It's not easy to upgrade from IPv4 to IPv6. It's not easy AT ALL to move from TCP/IP to another protocol.
Very easy to move from bitcoin to futurexxxcoin. It's a simple program on a machine that you can delete. Install another.
It's still very easy to move from bitcoin to any alt-coin, try it and see the difference
going from bitcoin to a scamcoin you will open up yourself to potentially lose money from an attack on the network and will almost certainly lose money from value depreciation of your scamcoin.
When you go from IPv4 to IPv6 you are gaining more features and will have more security
The problem here is not how hard it is to switch.
But if it will be worth to switch. That is what network effect is about.
Yes, you can switch over to laserdisc.
But how many people did switch from vhs to laserdisc?

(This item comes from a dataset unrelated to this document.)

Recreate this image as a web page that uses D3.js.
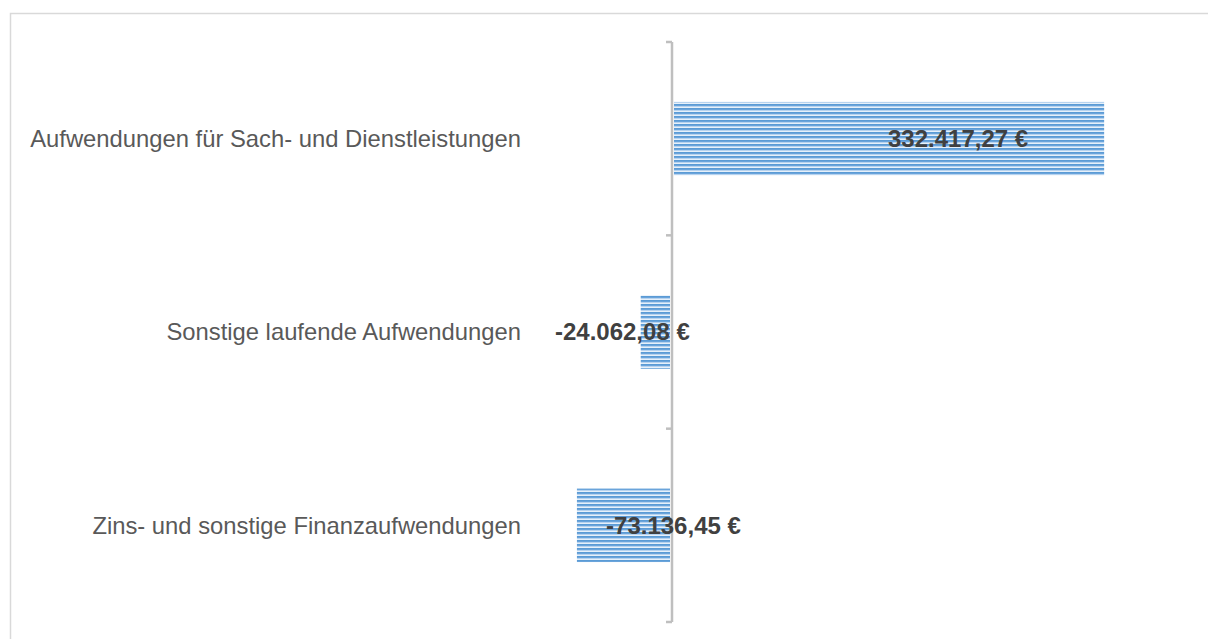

Very few, why? Because they couldn't really find many titles to watch, why? Because not many people was adopting it.
The network effect of bitcoins will have the same effect.
You might be able to exchange it to litecoins or dogecoin, but if there aren't stores that accept it and there are no people who wants it, nobody will be exchanging it to that currency.
On the other hand, if another currency becomes popular (let's say dogecoin), regardless of how inferior it is technically, if it becomes extremely popular commercially, it will become dominant.
The only thing that matters is the network effect, its adoption rate.
The moment to compete against bitcoins is right now.
If there isn't a challenging altcoin in the following years, it will be really hard, even impossible, to take bitcoin down.
There are two aspects that fuels the network effect: a new conformity and a cognitive inertia.